Still, the Super Value chief said that, with supermarket prices and mark-ups based on costs, any increases in the latter - whether induced by greater freight-related fees or other factors - would drive the former up.

“In this economy, no one can absorb everything; everybody is at their limit,” Mr Roberts said.

He told Tribune Business, though, that as of Friday afternoon Super Value had received no formal notification of the price increases from Tropical Shipping. This was despite several companies forwarding to this newspaper

as early as Wednesday the ‘round robin’ e-mail sent to all its shipping clients, informing them of the price increases to take effect from February 3, 2013.

“I thought they had settled things in the port some time ago,” Mr Roberts told Tribune Business of the landing charges and various other fees. “I didn’t know they would have to increase them. No one was expecting a further increase. I always thought the landing charges were set by the dock, not the shipping company.”

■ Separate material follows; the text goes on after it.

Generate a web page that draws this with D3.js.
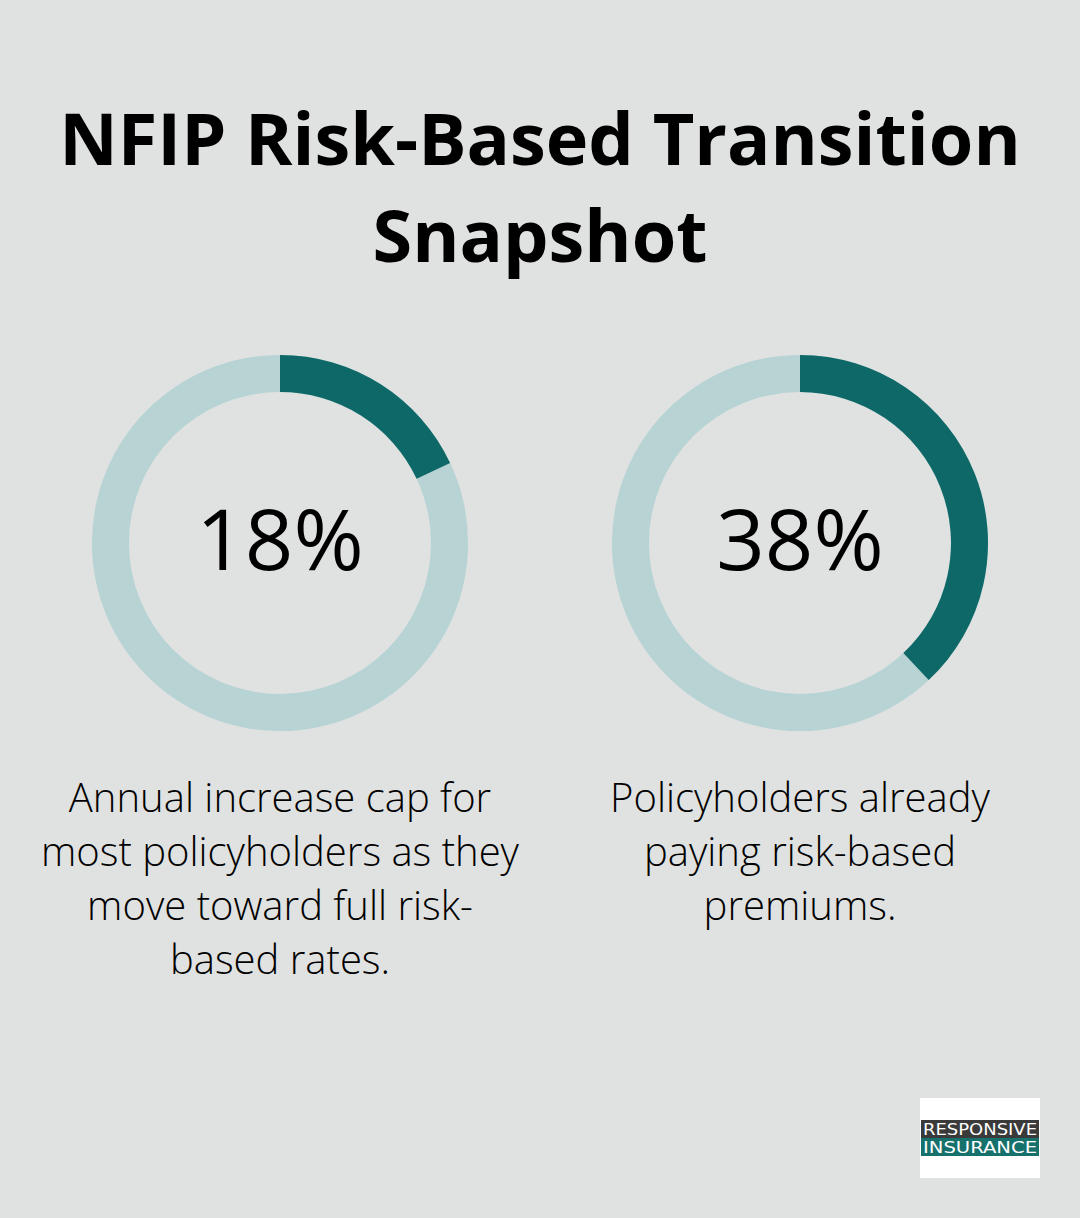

Tropical Shipping and the Arawak Port Development Company (APD), operator of the Nassau Container Port, have each pointed the ‘finger of blame’ for the former’s increase at each other.

The company has blamed the Port and its fees, while APD has hit back by saying Tropical is using it as ‘a scapegoat’ for its decision to try and recover money lost when it heavily discounted rates at the recession’s peak. And APD also suggested the fee rises might have something to do with Tropical’s decision to run its own terminal operations, rather than use the Port’s services.

Tropical Shipping said landing charges for its TEU containers would rise 30 per cent, from $655.98 to $855.98, while charges on its 40-foot containers would rise 43 per cent from $923.23 to $1,323.23.

The company also announced that containers larger than 40 feet would see a landing charge increase of 48 per cent, from $1,109.48 to $1,640.48, while the $64.14 charge per pallet would increase to $84.14, a 31 per cent hike.

But Michael Maura, APD’s chief executive, said: “The current port charges are in-line with port charges in other ports of similar size in the Caribbean. At the time we developed the port tariff rates, we compared our rates for services provided exclusively by the Nassau Container Port with the ports of Barbados, Grand Cayman and St Marten.”

To illustrate the point, Mr Maura compared the TEU (20-foot equipment unit) container landing charges of the Nassau Container Port and those countries. The charge for landing a TEU container at Arawak Cay is $379, compared to $294.17 in St Maarten (with no customs requirement), $377.13 in Grand Cayman and $422.40 in Barbados.